[START OF INFORMATION PROVIDED]
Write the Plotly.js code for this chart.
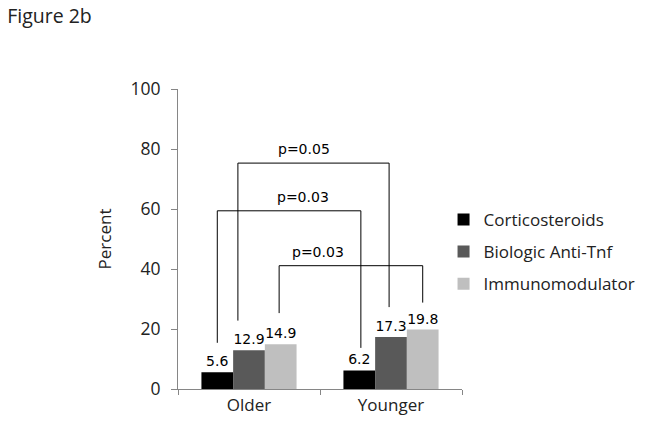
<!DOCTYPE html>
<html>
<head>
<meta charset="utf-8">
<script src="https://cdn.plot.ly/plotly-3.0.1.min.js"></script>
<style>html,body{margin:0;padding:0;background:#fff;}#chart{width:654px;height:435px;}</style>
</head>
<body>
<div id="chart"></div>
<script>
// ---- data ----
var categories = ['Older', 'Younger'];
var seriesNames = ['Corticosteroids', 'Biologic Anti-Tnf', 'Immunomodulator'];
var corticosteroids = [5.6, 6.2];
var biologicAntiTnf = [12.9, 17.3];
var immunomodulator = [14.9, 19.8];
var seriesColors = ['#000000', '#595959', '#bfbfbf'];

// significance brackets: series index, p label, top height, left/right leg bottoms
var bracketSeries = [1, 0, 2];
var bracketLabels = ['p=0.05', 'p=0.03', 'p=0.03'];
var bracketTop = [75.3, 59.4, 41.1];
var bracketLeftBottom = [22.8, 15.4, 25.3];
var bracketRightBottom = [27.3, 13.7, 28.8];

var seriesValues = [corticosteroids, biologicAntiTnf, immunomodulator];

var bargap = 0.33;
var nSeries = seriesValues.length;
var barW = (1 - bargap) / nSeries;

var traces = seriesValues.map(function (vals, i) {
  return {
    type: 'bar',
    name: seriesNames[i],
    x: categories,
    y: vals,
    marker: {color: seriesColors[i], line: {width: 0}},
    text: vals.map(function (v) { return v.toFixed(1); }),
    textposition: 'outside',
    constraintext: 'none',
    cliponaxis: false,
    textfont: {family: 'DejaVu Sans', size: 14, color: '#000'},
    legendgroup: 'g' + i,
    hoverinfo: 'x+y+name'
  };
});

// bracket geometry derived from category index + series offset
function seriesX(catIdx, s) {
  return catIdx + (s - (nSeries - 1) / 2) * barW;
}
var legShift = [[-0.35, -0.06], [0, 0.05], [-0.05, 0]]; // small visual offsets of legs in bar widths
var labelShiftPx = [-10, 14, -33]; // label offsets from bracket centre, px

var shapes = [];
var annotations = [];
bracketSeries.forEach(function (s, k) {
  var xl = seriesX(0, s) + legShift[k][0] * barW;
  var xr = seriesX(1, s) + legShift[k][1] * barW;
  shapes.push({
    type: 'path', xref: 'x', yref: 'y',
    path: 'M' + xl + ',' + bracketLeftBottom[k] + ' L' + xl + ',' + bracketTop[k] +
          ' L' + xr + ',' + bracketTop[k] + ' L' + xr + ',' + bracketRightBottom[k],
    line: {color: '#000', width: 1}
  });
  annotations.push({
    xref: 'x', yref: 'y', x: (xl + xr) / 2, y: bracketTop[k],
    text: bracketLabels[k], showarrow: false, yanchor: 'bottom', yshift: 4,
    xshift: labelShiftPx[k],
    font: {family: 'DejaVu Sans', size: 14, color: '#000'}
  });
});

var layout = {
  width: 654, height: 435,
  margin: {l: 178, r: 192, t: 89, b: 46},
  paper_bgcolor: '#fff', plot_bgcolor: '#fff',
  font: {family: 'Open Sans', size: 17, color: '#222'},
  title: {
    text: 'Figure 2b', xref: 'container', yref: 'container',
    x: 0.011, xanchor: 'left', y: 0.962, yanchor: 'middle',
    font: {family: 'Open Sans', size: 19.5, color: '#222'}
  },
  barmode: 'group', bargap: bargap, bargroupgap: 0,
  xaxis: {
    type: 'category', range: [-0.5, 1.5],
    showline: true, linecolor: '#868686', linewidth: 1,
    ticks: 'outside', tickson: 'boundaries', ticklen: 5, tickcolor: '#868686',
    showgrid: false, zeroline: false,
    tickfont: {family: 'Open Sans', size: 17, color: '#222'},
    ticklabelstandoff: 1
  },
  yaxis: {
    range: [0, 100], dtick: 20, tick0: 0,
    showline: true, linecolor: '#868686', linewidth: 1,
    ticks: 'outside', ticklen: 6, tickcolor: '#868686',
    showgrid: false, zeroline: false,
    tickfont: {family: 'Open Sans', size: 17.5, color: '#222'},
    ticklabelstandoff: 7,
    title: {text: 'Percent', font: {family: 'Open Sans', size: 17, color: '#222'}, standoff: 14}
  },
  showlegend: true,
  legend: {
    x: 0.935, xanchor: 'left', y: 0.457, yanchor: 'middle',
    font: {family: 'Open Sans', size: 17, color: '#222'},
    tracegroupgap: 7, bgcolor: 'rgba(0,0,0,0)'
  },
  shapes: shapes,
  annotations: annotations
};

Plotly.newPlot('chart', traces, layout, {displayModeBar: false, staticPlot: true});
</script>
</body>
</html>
[END OF INFORMATION PROVIDED]
> TASK INSTRUCTIONS: Every line from the top of the material above through the line with "[corticosteroids, biologicAntiTnf, immunomodulator];" should be duplicated exactly, please; leave out the pictures.

> ANSWER BELOW:
Write the Plotly.js code for this chart.
<!DOCTYPE html>
<html>
<head>
<meta charset="utf-8">
<script src="https://cdn.plot.ly/plotly-3.0.1.min.js"></script>
<style>html,body{margin:0;padding:0;background:#fff;}#chart{width:654px;height:435px;}</style>
</head>
<body>
<div id="chart"></div>
<script>
// ---- data ----
var categories = ['Older', 'Younger'];
var seriesNames = ['Corticosteroids', 'Biologic Anti-Tnf', 'Immunomodulator'];
var corticosteroids = [5.6, 6.2];
var biologicAntiTnf = [12.9, 17.3];
var immunomodulator = [14.9, 19.8];
var seriesColors = ['#000000', '#595959', '#bfbfbf'];

// significance brackets: series index, p label, top height, left/right leg bottoms
var bracketSeries = [1, 0, 2];
var bracketLabels = ['p=0.05', 'p=0.03', 'p=0.03'];
var bracketTop = [75.3, 59.4, 41.1];
var bracketLeftBottom = [22.8, 15.4, 25.3];
var bracketRightBottom = [27.3, 13.7, 28.8];

var seriesValues = [corticosteroids, biologicAntiTnf, immunomodulator];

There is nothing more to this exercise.